**GIVEN PROBLEM**
Reproduce nothing but the lines from the start of the material through the line that includes "var yMinorTicks=[5,10,15,25,30,35,45,50,55,65,70,75,85,90,95];", both ends included, and omit every picture.

**COLLECTED MATERIAL**
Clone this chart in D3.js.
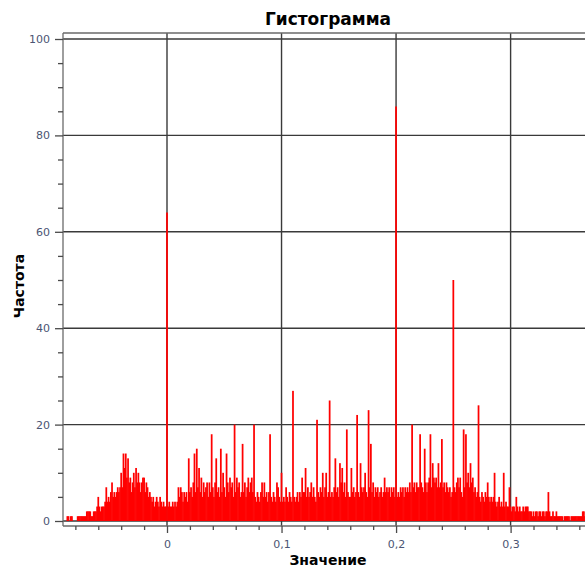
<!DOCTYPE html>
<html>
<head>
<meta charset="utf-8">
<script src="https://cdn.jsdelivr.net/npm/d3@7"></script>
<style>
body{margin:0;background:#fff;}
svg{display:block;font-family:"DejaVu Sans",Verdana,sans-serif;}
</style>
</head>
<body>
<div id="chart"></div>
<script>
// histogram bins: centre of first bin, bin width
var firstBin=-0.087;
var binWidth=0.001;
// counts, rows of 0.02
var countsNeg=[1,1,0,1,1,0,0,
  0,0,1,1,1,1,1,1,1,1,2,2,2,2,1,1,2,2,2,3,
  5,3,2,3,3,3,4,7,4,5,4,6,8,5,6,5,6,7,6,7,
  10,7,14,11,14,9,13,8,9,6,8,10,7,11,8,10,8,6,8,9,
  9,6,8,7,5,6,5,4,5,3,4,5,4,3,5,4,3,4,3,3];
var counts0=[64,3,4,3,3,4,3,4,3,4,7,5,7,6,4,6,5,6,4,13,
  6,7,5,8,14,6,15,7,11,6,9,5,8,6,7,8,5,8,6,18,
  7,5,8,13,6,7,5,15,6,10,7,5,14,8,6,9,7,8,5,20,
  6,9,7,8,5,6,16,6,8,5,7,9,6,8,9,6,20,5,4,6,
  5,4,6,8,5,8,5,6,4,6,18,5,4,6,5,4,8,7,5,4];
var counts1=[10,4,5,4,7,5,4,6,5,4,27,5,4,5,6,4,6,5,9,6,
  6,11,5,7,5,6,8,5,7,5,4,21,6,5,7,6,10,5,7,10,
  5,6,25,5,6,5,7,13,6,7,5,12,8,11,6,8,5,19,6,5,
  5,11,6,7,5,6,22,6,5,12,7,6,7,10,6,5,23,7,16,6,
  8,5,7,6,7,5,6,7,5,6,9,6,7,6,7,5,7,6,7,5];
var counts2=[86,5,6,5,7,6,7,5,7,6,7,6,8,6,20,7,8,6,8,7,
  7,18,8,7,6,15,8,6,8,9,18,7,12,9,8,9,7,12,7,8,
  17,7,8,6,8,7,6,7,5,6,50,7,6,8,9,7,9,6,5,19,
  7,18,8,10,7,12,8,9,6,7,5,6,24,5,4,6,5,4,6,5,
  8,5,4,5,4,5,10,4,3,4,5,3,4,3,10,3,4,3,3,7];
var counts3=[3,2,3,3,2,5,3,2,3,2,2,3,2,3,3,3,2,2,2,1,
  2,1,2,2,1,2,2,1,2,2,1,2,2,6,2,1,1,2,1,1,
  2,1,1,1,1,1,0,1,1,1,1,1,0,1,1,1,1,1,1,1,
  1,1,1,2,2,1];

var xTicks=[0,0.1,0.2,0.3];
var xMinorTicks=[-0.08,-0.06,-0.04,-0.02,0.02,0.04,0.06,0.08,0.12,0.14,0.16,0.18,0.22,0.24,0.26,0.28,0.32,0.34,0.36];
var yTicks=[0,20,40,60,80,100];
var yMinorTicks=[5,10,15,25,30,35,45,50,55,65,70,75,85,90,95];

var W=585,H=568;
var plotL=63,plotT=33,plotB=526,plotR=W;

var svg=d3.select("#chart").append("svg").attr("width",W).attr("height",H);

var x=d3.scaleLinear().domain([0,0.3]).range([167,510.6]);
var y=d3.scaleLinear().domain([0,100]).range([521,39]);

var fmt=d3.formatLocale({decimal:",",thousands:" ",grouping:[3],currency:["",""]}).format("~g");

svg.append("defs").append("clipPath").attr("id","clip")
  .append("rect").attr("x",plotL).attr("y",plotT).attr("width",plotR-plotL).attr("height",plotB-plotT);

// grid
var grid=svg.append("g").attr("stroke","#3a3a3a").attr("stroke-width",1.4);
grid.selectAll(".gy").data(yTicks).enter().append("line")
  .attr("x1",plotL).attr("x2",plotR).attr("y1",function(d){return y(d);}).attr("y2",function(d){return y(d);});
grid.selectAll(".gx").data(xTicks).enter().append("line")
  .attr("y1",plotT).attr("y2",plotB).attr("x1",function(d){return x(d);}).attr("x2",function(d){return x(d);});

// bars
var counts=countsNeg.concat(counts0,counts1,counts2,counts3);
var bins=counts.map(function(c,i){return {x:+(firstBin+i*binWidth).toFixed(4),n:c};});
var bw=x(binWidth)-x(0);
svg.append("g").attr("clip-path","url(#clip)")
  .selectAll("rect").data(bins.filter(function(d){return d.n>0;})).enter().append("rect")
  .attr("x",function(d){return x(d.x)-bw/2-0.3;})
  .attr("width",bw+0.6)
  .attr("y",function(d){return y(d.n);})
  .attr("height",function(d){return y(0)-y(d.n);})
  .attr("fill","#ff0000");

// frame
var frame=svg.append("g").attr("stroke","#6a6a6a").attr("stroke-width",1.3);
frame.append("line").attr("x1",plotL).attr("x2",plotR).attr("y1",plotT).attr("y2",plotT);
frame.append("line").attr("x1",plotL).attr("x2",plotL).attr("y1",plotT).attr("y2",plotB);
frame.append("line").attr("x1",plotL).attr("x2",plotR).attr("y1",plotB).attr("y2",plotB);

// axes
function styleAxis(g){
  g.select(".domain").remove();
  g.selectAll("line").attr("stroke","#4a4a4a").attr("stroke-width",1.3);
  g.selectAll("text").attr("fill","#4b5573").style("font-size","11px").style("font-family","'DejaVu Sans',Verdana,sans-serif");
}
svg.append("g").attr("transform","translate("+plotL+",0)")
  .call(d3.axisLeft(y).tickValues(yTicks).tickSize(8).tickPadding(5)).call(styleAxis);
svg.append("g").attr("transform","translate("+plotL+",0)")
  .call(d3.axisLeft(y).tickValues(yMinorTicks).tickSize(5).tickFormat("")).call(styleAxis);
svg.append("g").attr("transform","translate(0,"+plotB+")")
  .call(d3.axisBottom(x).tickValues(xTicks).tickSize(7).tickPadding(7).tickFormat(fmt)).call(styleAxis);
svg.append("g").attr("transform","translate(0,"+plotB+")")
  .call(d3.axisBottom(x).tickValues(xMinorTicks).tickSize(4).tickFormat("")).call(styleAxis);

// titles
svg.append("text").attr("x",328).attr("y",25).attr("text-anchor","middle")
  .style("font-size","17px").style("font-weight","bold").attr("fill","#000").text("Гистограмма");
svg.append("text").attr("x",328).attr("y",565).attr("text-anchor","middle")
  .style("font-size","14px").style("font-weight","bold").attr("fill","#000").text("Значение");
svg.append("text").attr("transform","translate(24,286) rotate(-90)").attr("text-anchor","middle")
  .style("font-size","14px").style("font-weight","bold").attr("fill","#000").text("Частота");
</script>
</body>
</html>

**SOLUTION BELOW**
Clone this chart in D3.js.
<!DOCTYPE html>
<html>
<head>
<meta charset="utf-8">
<script src="https://cdn.jsdelivr.net/npm/d3@7"></script>
<style>
body{margin:0;background:#fff;}
svg{display:block;font-family:"DejaVu Sans",Verdana,sans-serif;}
</style>
</head>
<body>
<div id="chart"></div>
<script>
// histogram bins: centre of first bin, bin width
var firstBin=-0.087;
var binWidth=0.001;
// counts, rows of 0.02
var countsNeg=[1,1,0,1,1,0,0,
  0,0,1,1,1,1,1,1,1,1,2,2,2,2,1,1,2,2,2,3,
  5,3,2,3,3,3,4,7,4,5,4,6,8,5,6,5,6,7,6,7,
  10,7,14,11,14,9,13,8,9,6,8,10,7,11,8,10,8,6,8,9,
  9,6,8,7,5,6,5,4,5,3,4,5,4,3,5,4,3,4,3,3];
var counts0=[64,3,4,3,3,4,3,4,3,4,7,5,7,6,4,6,5,6,4,13,
  6,7,5,8,14,6,15,7,11,6,9,5,8,6,7,8,5,8,6,18,
  7,5,8,13,6,7,5,15,6,10,7,5,14,8,6,9,7,8,5,20,
  6,9,7,8,5,6,16,6,8,5,7,9,6,8,9,6,20,5,4,6,
  5,4,6,8,5,8,5,6,4,6,18,5,4,6,5,4,8,7,5,4];
var counts1=[10,4,5,4,7,5,4,6,5,4,27,5,4,5,6,4,6,5,9,6,
  6,11,5,7,5,6,8,5,7,5,4,21,6,5,7,6,10,5,7,10,
  5,6,25,5,6,5,7,13,6,7,5,12,8,11,6,8,5,19,6,5,
  5,11,6,7,5,6,22,6,5,12,7,6,7,10,6,5,23,7,16,6,
  8,5,7,6,7,5,6,7,5,6,9,6,7,6,7,5,7,6,7,5];
var counts2=[86,5,6,5,7,6,7,5,7,6,7,6,8,6,20,7,8,6,8,7,
  7,18,8,7,6,15,8,6,8,9,18,7,12,9,8,9,7,12,7,8,
  17,7,8,6,8,7,6,7,5,6,50,7,6,8,9,7,9,6,5,19,
  7,18,8,10,7,12,8,9,6,7,5,6,24,5,4,6,5,4,6,5,
  8,5,4,5,4,5,10,4,3,4,5,3,4,3,10,3,4,3,3,7];
var counts3=[3,2,3,3,2,5,3,2,3,2,2,3,2,3,3,3,2,2,2,1,
  2,1,2,2,1,2,2,1,2,2,1,2,2,6,2,1,1,2,1,1,
  2,1,1,1,1,1,0,1,1,1,1,1,0,1,1,1,1,1,1,1,
  1,1,1,2,2,1];

var xTicks=[0,0.1,0.2,0.3];
var xMinorTicks=[-0.08,-0.06,-0.04,-0.02,0.02,0.04,0.06,0.08,0.12,0.14,0.16,0.18,0.22,0.24,0.26,0.28,0.32,0.34,0.36];
var yTicks=[0,20,40,60,80,100];
var yMinorTicks=[5,10,15,25,30,35,45,50,55,65,70,75,85,90,95];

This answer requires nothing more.